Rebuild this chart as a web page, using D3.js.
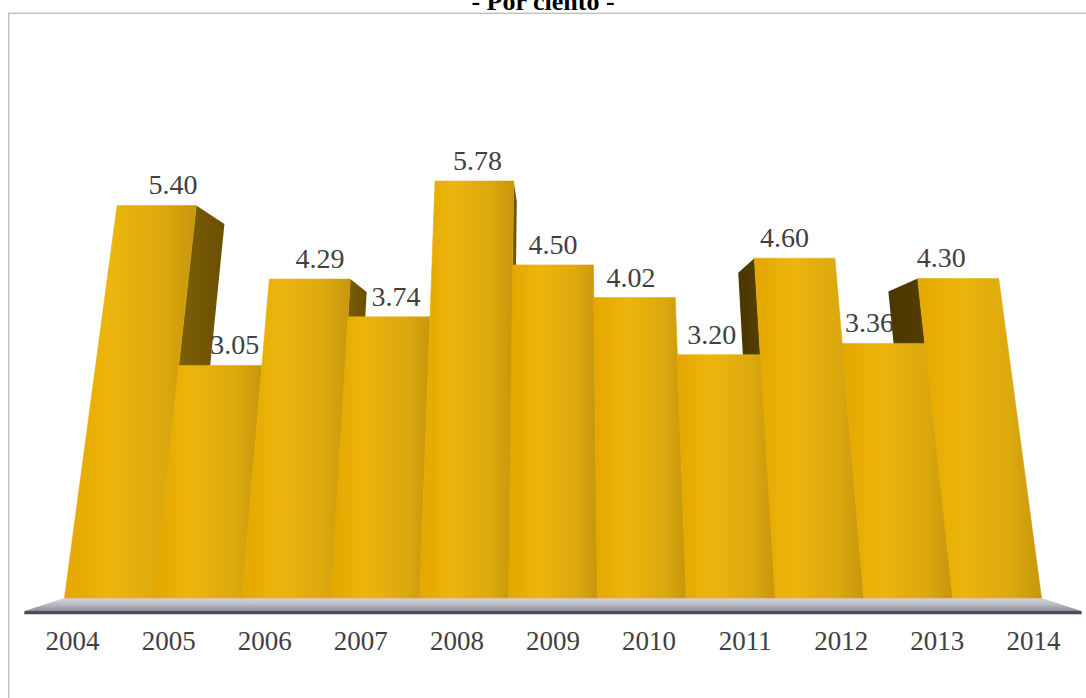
<!DOCTYPE html>
<html>
<head>
<meta charset="utf-8">
<script src="https://cdn.jsdelivr.net/npm/d3@7"></script>
<style>
  html, body { margin: 0; padding: 0; background: #ffffff; }
  svg { display: block; }
  text { font-family: "Liberation Serif", "Times New Roman", serif; }
</style>
</head>
<body>
<svg id="chart" width="1086" height="698"></svg>
<script>
// ---- data ----
const years  = ["2004", "2005", "2006", "2007", "2008", "2009", "2010", "2011", "2012", "2013", "2014"];
const values = [5.40, 3.05, 4.29, 3.74, 5.78, 4.50, 4.02, 3.20, 4.60, 3.36, 4.30];
const valueLabels = values.map(v => v.toFixed(2));
const titleText = "- Por ciento -";

// ---- scene geometry (world units) ----
const W = 1086, H = 698;
const barDepth = 54;      // depth of each column
const floorFront = -42.6; // floor edge in front of the columns
const floorThick = 3;

// category -> world X, value -> world height
const x = d3.scaleBand().domain(years).range([-488.5, 488.5]).padding(0);
const y = d3.scaleLinear().domain([0, 6]).range([0, 6 * 76.9]);

// perspective camera, tilted slightly upward
const cam = { cx: 553, cy: 349, F: 556.1, pitch: Math.atan(0.16365), Yc: 155.9, D: 589 };
const sinP = Math.sin(cam.pitch), cosP = Math.cos(cam.pitch);
function project(X, Y, Z) {
  const dy = Y - cam.Yc, dz = Z + cam.D;
  const yc = dy * cosP - dz * sinP;
  const zc = dy * sinP + dz * cosP;
  return [cam.cx + cam.F * X / zc, cam.cy - cam.F * yc / zc];
}
const poly = pts => pts.map(p => project(...p).map(n => n.toFixed(2)).join(",")).join(" ");

const svg = d3.select("#chart");
const defs = svg.append("defs");

function linGrad(id, stops, x2 = 1, y2 = 0) {
  const g = defs.append("linearGradient").attr("id", id)
    .attr("x1", 0).attr("y1", 0).attr("x2", x2).attr("y2", y2);
  stops.forEach(([o, c]) => g.append("stop").attr("offset", o).attr("stop-color", c));
}
linGrad("frontFace", [[0, "#E4A700"], [0.35, "#ECB50C"], [0.75, "#DCA90E"], [1, "#C6970C"]]);
linGrad("sideRight", [[0, "#88680A"], [1, "#6A4F00"]]);
linGrad("sideLeft",  [[0, "#4A3600"], [1, "#5C4402"]]);
linGrad("floorTop",  [[0, "#d4d4d6"], [0.45, "#bdbdc6"], [1, "#8e8ea0"]], 0, 1);

// chart frame
svg.append("rect")
  .attr("x", 8.7).attr("y", 13.3)
  .attr("width", W + 10).attr("height", H + 10)
  .attr("fill", "none").attr("stroke", "#c0c0c0").attr("stroke-width", 1.4);

// title
svg.append("text")
  .attr("x", 543).attr("y", 10)
  .attr("text-anchor", "middle")
  .attr("font-size", 26).attr("font-weight", "bold")
  .attr("fill", "#000")
  .text(titleText);

// floor
const X0 = x.range()[0], X1 = x.range()[1];
svg.append("polygon")
  .attr("points", poly([[X0, 0, floorFront], [X1, 0, floorFront], [X1, 0, 0], [X0, 0, 0]]))
  .attr("fill", "url(#floorTop)");
svg.append("polygon")
  .attr("points", poly([[X0, 0, floorFront], [X1, 0, floorFront], [X1, -floorThick, floorFront], [X0, -floorThick, floorFront]]))
  .attr("fill", "#4d4d5c");

// side faces that turn toward the camera
const bars = years.map((yr, i) => ({
  year: yr, value: values[i], label: valueLabels[i],
  x0: x(yr), x1: x(yr) + x.bandwidth(), h: y(values[i])
}));
const sides = [];
bars.forEach((b, i) => {
  if (b.x1 < 0 && i < bars.length - 1 && bars[i + 1].h < b.h)
    sides.push({ xs: b.x1, lo: bars[i + 1].h, hi: b.h, fill: "url(#sideRight)" });
  if (b.x0 > 0 && i > 0 && bars[i - 1].h < b.h)
    sides.push({ xs: b.x0, lo: bars[i - 1].h, hi: b.h, fill: "url(#sideLeft)" });
});
svg.append("g").selectAll("polygon").data(sides).join("polygon")
  .attr("points", d => poly([[d.xs, 0, 0], [d.xs, d.hi, 0], [d.xs, d.hi, barDepth], [d.xs, 0, barDepth]]))
  .attr("fill", d => d.fill);

// front faces
svg.append("g").selectAll("polygon").data(bars).join("polygon")
  .attr("points", d => poly([[d.x0, 0, 0], [d.x1, 0, 0], [d.x1, d.h, 0], [d.x0, d.h, 0]]))
  .attr("fill", "url(#frontFace)")
  .attr("stroke", "url(#frontFace)").attr("stroke-width", 0.6);

// value labels
svg.append("g").selectAll("text").data(bars).join("text")
  .attr("x", d => project((d.x0 + d.x1) / 2, d.h, barDepth / 2)[0])
  .attr("y", d => project((d.x0 + d.x1) / 2, d.h, 0)[1] - 11)
  .attr("text-anchor", "middle")
  .attr("font-size", 28)
  .attr("fill", "#404040")
  .text(d => d.label);

// category axis labels along the floor edge
svg.append("g").selectAll("text").data(years).join("text")
  .attr("x", d => project(x(d) + x.bandwidth() / 2, 0, floorFront)[0])
  .attr("y", d => project(x(d) + x.bandwidth() / 2, 0, floorFront)[1] + 39)
  .attr("text-anchor", "middle")
  .attr("font-size", 27)
  .attr("fill", "#404040")
  .text(d => d);
</script>
</body>
</html>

• [Stated problem]:
Check every line of the data above for the string "chart", and copy those that have it.

• [Task answer]:
Rebuild this chart as a web page, using D3.js.
<svg id="chart" width="1086" height="698"></svg>
const svg = d3.select("#chart");
// chart frame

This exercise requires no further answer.